Its almost a decade on from the attack on the twin towers of the World Trade Center in New York City. An incident that changed the world. I still vividly remember what I was doing when I heard about this horrific event. Lying in bed in Dunedin when my radio alarm clock, tuned to the 'sport talk' station when Martin Devlin the Sports Breakfast host said, "It's hard to talk about sports when someone has just crashed a airplane into the World Trade Center". I thought this can't be true and we turned on the TV just in time to see a second plane crash into the towers.

The picture of terrorists crashing a plane into the twin towers is still a hard image to look at. It left a gaping wound in my soul. I found myself asking the question where is God in the midst of the terror? Let’s face it weren’t the people on the planes doing this in the name of Allah; in the name of God?

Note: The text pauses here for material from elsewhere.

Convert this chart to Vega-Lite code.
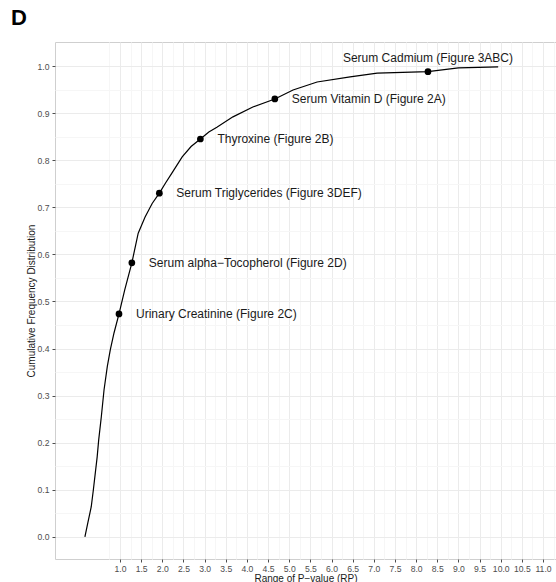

For me Christmas goes a long way to answer that question. In Jesus, Christians believe God became one of us. It was not to luxury, riches, safety and security that this Christ child came it was into an occupied country where freedom was brutally oppressed. St Matthew’s account of the Christmas narrative tells of a wholesale massacre sparked by Jesus’ coming. When King Herod, whom folk singer Bruce Cockburn calls ‘a paranoid dictator’, is told there is ‘one born king of the Jews’ he sends death squads to kill all male babies under two. Jesus early childhood resounds to the wail of many mothers grieving for their murdered children and he spends his childhood as a refugee in a foreign land.

Where is God in the midst of terror? He came and dwelt in its midst. We see that in Jesus God identifies with the lowly, the poor and those who suffer. Jesus suffers and is killed by the worst of human violence. Yet in return we do not find heavenly armies invading with overwhelming force rather his words on the cross are “Father forgive them they know not what they do’. His response is an offer for all to come to him to receive forgiveness, then sends them out again “Not to repay evil with evil,” but as St Paul said to the Romans, “ to overcome evil with good”.